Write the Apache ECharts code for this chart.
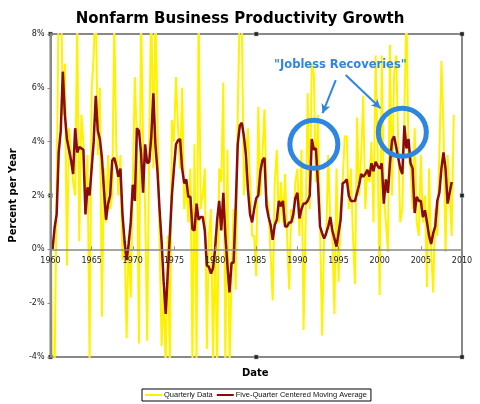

==

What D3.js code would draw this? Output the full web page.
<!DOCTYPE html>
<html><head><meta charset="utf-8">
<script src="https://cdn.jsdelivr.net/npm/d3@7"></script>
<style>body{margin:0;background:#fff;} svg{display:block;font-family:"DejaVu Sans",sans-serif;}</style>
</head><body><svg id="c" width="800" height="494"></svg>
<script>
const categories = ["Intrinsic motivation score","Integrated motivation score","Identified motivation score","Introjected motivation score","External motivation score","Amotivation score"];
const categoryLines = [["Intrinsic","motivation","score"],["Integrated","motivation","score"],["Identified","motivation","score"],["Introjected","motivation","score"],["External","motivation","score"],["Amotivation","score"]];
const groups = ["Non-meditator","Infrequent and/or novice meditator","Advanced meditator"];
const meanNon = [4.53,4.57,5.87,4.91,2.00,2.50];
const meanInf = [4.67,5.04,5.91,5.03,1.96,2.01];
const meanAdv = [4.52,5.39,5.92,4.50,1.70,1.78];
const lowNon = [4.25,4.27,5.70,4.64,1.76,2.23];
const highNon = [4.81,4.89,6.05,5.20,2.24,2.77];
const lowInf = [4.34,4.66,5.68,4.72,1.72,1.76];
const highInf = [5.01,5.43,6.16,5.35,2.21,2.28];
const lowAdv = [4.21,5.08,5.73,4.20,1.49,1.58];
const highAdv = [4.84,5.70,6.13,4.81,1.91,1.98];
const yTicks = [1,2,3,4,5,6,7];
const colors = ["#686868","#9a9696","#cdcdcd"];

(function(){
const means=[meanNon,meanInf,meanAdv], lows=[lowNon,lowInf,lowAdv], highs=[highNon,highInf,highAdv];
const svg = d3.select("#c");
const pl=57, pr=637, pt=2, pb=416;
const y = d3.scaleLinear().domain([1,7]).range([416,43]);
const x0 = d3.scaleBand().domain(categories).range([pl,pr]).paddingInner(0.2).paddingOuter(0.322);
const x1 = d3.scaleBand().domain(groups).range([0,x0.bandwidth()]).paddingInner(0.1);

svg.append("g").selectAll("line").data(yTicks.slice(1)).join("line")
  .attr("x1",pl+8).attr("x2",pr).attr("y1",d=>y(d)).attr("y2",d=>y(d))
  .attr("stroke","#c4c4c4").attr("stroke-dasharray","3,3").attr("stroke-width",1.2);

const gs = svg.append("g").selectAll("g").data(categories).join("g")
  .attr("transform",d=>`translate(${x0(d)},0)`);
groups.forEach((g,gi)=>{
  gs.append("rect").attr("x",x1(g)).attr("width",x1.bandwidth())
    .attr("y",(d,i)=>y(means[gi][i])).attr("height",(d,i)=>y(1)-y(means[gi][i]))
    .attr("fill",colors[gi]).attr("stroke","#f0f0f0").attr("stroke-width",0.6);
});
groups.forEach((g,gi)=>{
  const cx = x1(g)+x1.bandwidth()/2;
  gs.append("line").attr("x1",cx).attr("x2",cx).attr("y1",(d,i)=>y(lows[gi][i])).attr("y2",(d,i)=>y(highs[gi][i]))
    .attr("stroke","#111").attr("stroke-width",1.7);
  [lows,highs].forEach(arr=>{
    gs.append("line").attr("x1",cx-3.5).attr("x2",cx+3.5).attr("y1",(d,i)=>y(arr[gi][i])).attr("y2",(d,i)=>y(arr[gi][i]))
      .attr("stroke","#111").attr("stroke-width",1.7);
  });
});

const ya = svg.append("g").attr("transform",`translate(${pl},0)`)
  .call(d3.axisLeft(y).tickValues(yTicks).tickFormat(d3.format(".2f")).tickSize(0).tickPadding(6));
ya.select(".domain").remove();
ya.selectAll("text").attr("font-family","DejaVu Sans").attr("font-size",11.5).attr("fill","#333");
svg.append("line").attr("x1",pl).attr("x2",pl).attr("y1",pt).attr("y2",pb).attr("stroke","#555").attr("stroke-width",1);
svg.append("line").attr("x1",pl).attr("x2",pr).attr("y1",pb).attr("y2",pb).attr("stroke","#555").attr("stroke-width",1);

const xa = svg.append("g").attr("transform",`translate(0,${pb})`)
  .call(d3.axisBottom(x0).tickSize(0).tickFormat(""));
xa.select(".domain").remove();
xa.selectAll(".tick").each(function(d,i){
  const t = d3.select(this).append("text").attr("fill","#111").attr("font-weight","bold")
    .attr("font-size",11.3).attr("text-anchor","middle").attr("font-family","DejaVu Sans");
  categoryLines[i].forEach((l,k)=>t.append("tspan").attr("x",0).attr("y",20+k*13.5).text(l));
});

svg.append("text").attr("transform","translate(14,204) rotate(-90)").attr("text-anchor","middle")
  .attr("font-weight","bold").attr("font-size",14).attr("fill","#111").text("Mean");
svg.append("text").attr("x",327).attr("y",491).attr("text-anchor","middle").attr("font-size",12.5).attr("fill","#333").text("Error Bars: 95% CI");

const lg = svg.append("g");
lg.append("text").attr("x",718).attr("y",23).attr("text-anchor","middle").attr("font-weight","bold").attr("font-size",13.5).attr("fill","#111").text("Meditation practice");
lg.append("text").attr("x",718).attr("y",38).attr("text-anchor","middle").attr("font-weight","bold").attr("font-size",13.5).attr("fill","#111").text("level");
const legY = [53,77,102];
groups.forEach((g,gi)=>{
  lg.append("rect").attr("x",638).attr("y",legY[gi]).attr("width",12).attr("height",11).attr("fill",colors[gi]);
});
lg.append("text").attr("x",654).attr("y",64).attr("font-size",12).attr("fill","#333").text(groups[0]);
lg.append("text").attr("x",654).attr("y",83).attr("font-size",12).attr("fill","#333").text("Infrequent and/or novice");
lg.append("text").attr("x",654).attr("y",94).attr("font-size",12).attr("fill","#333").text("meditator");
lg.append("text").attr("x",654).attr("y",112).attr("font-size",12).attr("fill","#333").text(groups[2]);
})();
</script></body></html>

---

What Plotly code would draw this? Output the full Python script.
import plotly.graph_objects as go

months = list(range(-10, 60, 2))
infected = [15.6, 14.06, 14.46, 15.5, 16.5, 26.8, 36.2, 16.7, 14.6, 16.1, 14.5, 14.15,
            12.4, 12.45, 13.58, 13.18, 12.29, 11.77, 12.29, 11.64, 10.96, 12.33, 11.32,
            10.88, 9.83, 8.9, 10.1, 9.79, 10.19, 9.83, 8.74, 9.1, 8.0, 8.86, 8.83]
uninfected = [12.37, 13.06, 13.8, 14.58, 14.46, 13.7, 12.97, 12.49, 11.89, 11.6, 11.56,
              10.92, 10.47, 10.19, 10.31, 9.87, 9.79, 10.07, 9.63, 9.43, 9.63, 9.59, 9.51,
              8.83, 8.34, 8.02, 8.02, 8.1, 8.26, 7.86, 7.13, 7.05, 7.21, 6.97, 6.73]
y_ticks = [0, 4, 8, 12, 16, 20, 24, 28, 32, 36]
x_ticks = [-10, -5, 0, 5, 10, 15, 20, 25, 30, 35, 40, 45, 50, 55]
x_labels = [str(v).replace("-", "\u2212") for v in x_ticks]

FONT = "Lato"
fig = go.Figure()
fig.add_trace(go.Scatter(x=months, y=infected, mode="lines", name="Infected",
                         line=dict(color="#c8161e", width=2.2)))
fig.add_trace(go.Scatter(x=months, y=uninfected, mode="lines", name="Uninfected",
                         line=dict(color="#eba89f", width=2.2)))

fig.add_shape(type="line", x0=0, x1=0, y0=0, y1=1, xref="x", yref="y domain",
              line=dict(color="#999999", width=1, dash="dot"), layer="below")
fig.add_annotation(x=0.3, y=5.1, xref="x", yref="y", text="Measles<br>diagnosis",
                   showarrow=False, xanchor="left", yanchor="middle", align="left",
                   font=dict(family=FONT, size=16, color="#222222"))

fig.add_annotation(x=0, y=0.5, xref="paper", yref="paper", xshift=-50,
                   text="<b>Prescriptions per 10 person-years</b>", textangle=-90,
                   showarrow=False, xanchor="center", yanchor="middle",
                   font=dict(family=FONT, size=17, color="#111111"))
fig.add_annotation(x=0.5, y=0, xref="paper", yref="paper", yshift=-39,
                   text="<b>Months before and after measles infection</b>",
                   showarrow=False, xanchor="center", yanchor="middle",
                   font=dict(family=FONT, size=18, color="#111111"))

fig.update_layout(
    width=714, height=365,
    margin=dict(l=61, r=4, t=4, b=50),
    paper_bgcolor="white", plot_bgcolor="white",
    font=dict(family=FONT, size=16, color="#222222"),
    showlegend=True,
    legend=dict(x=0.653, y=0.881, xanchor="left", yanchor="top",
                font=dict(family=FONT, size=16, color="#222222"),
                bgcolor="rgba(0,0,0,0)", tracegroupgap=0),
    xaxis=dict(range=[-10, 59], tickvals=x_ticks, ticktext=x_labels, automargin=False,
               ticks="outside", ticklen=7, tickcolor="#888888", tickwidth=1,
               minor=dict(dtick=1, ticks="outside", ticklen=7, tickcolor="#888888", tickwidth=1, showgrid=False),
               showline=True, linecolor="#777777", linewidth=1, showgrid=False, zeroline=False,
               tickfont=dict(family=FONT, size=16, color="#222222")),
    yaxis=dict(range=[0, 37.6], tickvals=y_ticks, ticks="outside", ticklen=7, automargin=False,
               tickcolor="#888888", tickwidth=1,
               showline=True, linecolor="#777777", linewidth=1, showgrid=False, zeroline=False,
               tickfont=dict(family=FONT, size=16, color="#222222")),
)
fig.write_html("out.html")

* _GIVEN TASK_:
Emit only the lines from the one containing "What Plotly code" through the one containing "import plotly.graph_objects as go", copied exactly.

* _WRITTEN ANSWER_:
What Plotly code would draw this? Output the full Python script.
import plotly.graph_objects as go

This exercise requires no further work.